The IMF's internal governance and management. To maintain the IMF's effectiveness, it is essential for our membership to resolve the difficult issues that have been raised about our own governance—notably, the voice and participation of emerging market economies and developing countries in our institution. All members countries should have adequate voice and participation in the IMF's decision-making, and the distribution of our quotas should reflect developments in the global economy. In this connection, the ongoing 13th general review of IMF quotas provides an opportunity to make progress on this front.

Further, given the demands placed on the IMF by its members, it is clear that the institution's resources must be commensurate with the tasks it is asked to perform. This ongoing strategic review will help us to identify needs, define priorities, and consider possibilities to redeploy resources from lower-priority areas. Regardless of the outcome, IMF management, and our Executive Board, are committed to making the most effective use of resources entrusted to them by our membership. Efforts must therefore continue in the search for greater efficiency gains. One important aspect of this concerns the cooperation and division of labor between the IMF, the World Bank, and other international organizations. This is an issue which may bear revisiting, and I am very much looking forward to working with President Wolfowitz, and to learning his views and vision for the Bank.

On surveillance, both the IMF's Executive Board and the IMFC share my vision that a central task of the Fund lies in a stronger and better-focused surveillance process. IMF surveillance provides the foundation for cooperation among our members in the promotion of stability and growth in the global economy. With increased trade and financial linkages among nations, and strong connections between economic performance, poverty, and security issues, such cooperation to address shared problems is now more important than ever. For instance, the IMF has repeatedly pointed to the need to address current global imbalances, so as to reinforce the basis for more balanced and sustainable global growth. The existing relatively benign global outlook provides an excellent window of opportunity to do that, and the IMF serves as a ready vehicle through which to cooperate on the necessary actions.

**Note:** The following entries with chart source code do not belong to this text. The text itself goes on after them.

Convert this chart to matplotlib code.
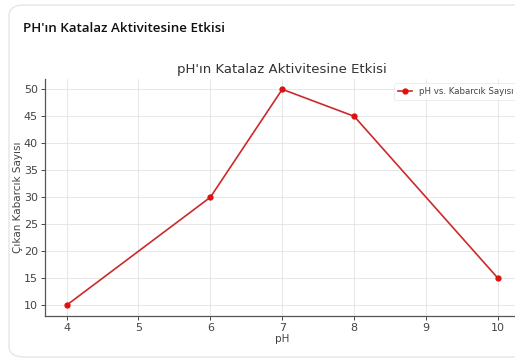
import matplotlib.pyplot as plt
from matplotlib.patches import FancyBboxPatch

# pH levels and bubble counts
ph_values = [4, 6, 7, 8, 10]
bubble_counts = [10, 30, 50, 45, 15]
x_ticks = [4, 5, 6, 7, 8, 9, 10]
y_ticks = [10, 15, 20, 25, 30, 35, 40, 45, 50]

fig = plt.figure(figsize=(5.15, 3.62), dpi=100)
fig.patch.set_facecolor('white')

# card behind the chart
card = FancyBboxPatch((9 / 515, 5 / 362), 1.2, 352 / 362,
                      boxstyle='round,pad=0,rounding_size=0.03',
                      transform=fig.transFigure, facecolor='white',
                      edgecolor='#e6e6e6', linewidth=1.0, zorder=-5)
fig.patches.append(card)
fig.text(23 / 515, 1 - 28 / 362, "PH'ın Katalaz Aktivitesine Etkisi",
         fontsize=9.6, fontweight='semibold', family=['Open Sans', 'DejaVu Sans'],
         color='#111111', va='center', ha='left')

ax = fig.add_axes([45 / 515, 1 - 316 / 362, 474.5 / 515, 237.5 / 362])
ax.set_zorder(5)
ax.set_facecolor('white')
ax.plot(ph_values, bubble_counts, color='#cc2a2a', linewidth=1.2,
        marker='o', markersize=3.5, markerfacecolor='#dd1111',
        markeredgecolor='#dd1111', label='pH vs. Kabarcık Sayısı')

ax.set_xticks(x_ticks)
ax.set_yticks(y_ticks)
ax.set_xlim(3.7, 10.3)
ax.set_ylim(8, 52)
ax.grid(True, color='#e3e3e3', linewidth=0.6)
ax.set_axisbelow(True)

for side in ['top', 'right']:
    ax.spines[side].set_visible(False)
for side in ['left', 'bottom']:
    ax.spines[side].set_color('#555555')
    ax.spines[side].set_linewidth(0.9)
ax.tick_params(labelsize=8, colors='#444444', length=3, width=0.7, pad=2)

ax.set_title("pH'ın Katalaz Aktivitesine Etkisi", fontsize=9.5,
             color='#333333', pad=4)
ax.set_xlabel('pH', fontsize=7.5, color='#444444', labelpad=1)
ax.set_ylabel('Çıkan Kabarcık Sayısı', fontsize=7.5, color='#444444',
              labelpad=1)

leg = ax.legend(loc='upper right', bbox_to_anchor=(1.005, 1.0),
                fontsize=6.2, frameon=True, handlelength=1.6,
                borderpad=0.5, handletextpad=0.8)
leg.get_frame().set_edgecolor('#e6e6e6')
leg.get_frame().set_linewidth(0.6)
for t in leg.get_texts():
    t.set_color('#444444')

fig.savefig('out.png', dpi=100, facecolor='white')
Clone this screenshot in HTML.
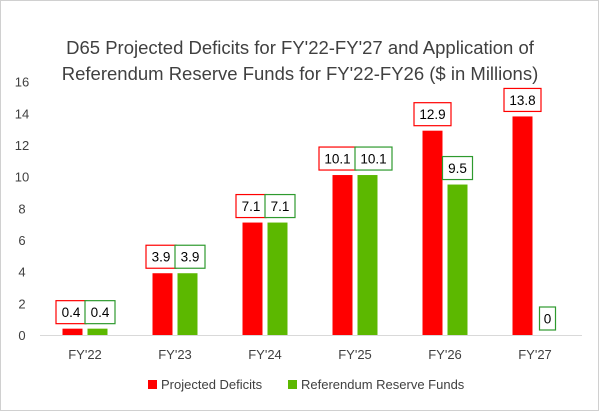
<!DOCTYPE html>
<html><head><meta charset="utf-8"><style>
body{margin:0;background:#fff}
svg{display:block;font-family:"Liberation Sans",sans-serif}
</style></head><body>
<svg id="c" width="600" height="412">
<rect x="0.5" y="0.5" width="598" height="410" fill="#fff" stroke="#d0d0d0"/>
<text x="300" y="54" text-anchor="middle" font-size="18.5" fill="#404040">D65 Projected Deficits for FY'22-FY'27 and Application of</text>
<text x="300" y="80" text-anchor="middle" font-size="18.5" fill="#404040">Referendum Reserve Funds for FY'22-FY26 ($ in Millions)</text>
<g id="plot"></g>
<g>
<rect x="148" y="380" width="9" height="9" fill="#ff0000"/>
<text x="161" y="389" font-size="13" fill="#404040">Projected Deficits</text>
<rect x="288" y="380" width="9" height="9" fill="#5cb800"/>
<text x="301" y="389" font-size="13" fill="#404040">Referendum Reserve Funds</text>
</g>
</svg>
<script>
const categories=["FY'22","FY'23","FY'24","FY'25","FY'26","FY'27"];
const deficits=[0.4,3.9,7.1,10.1,12.9,13.8];
const reserves=[0.4,3.9,7.1,10.1,9.5,0];
const yTicks=[0,2,4,6,8,10,12,14,16];
const NS="http://www.w3.org/2000/svg";
const g=document.getElementById('plot');
const x0=40,band=90,y0=335,yTop=81.6,yMax=16;
const y=v=>y0-(v/yMax)*(y0-yTop);
const bx=i=>x0+band*i+band/2;
function el(t,a){const e=document.createElementNS(NS,t);for(const k in a)e.setAttribute(k,a[k]);g.appendChild(e);return e;}
yTicks.forEach(v=>{
 const t=el('text',{x:22,y:y(v)+5,'text-anchor':'middle','font-size':13,fill:'#404040'});
 t.textContent=v;
 
 
});
const ax=el('line',{x1:x0,x2:582,y1:y0+0.5,y2:y0+0.5,stroke:'#d9d9d9','stroke-width':1});


const bw=s=>s.length*7+9;
function label(left,v,col,ty){
 const s=String(v);const w=bw(s);
 const r=el('rect',{x:left,y:ty-24,width:w,height:23,fill:'#fff',stroke:col,'stroke-width':1.2});
 
 
 const t=el('text',{x:left+w/2,y:ty-7.5,'text-anchor':'middle','font-size':13.5,fill:'#000'});
 t.textContent=s;
 
 
}
categories.forEach((c,i)=>{
 const cx=bx(i);
 const r1=el('rect',{x:cx-22.5,y:y(deficits[i]),width:20,height:y0-y(deficits[i]),fill:'#ff0000'});
 
 
 const r2=el('rect',{x:cx+2.5,y:y(reserves[i]),width:20,height:y0-y(reserves[i]),fill:'#5cb800'});
 
 
 const t=el('text',{x:cx,y:359,'text-anchor':'middle','font-size':13,fill:'#404040'});
 t.textContent=c;
 
 
});
categories.forEach((c,i)=>{
 const cx=bx(i);
 const sd=String(deficits[i]),sr=String(reserves[i]);
 const close=Math.abs(deficits[i]-reserves[i])<0.5;
 if(close){
  label(cx-bw(sd)+1,deficits[i],'#ff0000',y(deficits[i])-4);
  label(cx,reserves[i],'#2e9a2e',y(reserves[i])-4);
 }else{
  label(cx-12.5-bw(sd)/2,deficits[i],'#ff0000',y(deficits[i])-4);
  label(cx+12.5-bw(sr)/2,reserves[i],'#2e9a2e',y(reserves[i])-4);
 }
});
</script>
</body></html>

With respect to individual countries, we should continue working to strengthen the bilateral surveillance process. While focused on the country at hand, it would be important that bilateral surveillance be fully-informed by regional and global perspectives as well. Systemically important countries will clearly continue to deserve special attention. Operationally, our respective country teams will remain the focal points for our activities in individual members. At the same time, country teams will continue to draw upon specialized expertise where necessary, from both inside and outside of the Fund. To maintain overall coherence, it would be important for efforts to continue in the integration and sharing of information among country teams and specialized experts.

Our work in financial sectors and capital markets. The IMF is the one international organization capable of carrying out financial sector surveillance universally and comprehensively. Further efforts will be needed to realize this potential, not least by deepening the IMF's role in anticipating sources of instability in national and global financial markets, and in generating timely action to address them. The IMF will continue to help countries strengthen their financial sectors, including in following up on the findings of the Financial Sector Assessment Program (FSAP) exercises. One important aspect of this will be to help members adapt their prudential and administrative frameworks to benefit more from private capital flows.

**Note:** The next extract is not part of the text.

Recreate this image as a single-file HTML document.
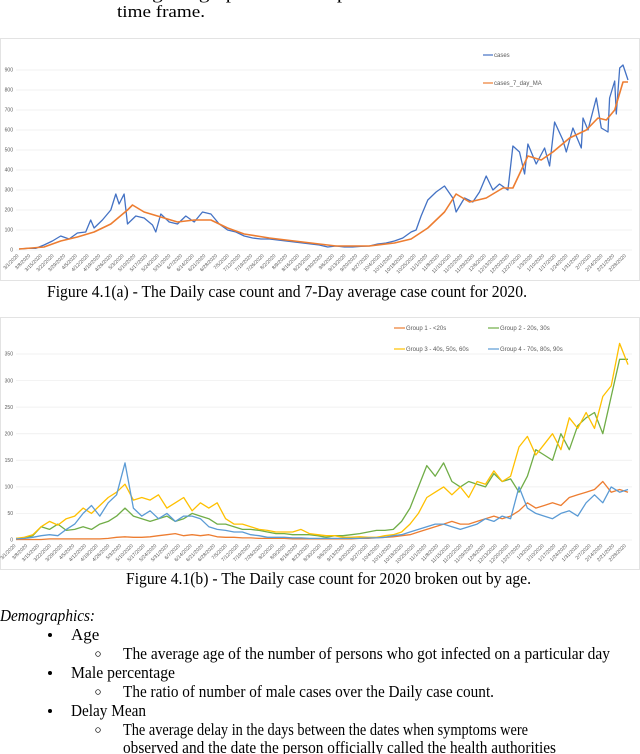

As national financial sectors become increasingly integrated and interdependent, another top priority for us must be to strengthen our understanding of the factors that drive global capital asset allocation, and the reasons for capital flows across sectors and national borders. Early identification and assessment of capital flows will help us evaluate vulnerabilities in a timely manner, as well as enhance countries' ability to address them. The effectiveness of our bilateral and multilateral surveillance activities will also be strengthened as a result. For members who wish to access international capital markets and integrate their economies more fully into the global financial system, we can provide advice on the appropriate sequencing of measures, such as how to strengthen their financial sectors and reduce their vulnerability to shocks as preparatory steps.

IMF financing and lending. The Fund's traditional role of providing financing to help smooth the adjustment of temporary current-account imbalances remains vital for many countries. For others, our main task is to help prevent, or mitigate, capital account crises and their cross-border contagion effects. To succeed in these roles, the IMF must be able to exercise selectivity in supporting only those adjustment programs that will put the relevant members firmly on the path to external viability. The existence of robust domestic institutional frameworks, and strong national ownership of programs, would be key. Building on these principles, we will continue working towards a clearer consensus on the appropriate circumstances and scale for IMF lending, the possible need for additional financial instruments, and the adequacy of the present framework for the orderly resolution of sovereign debt problems.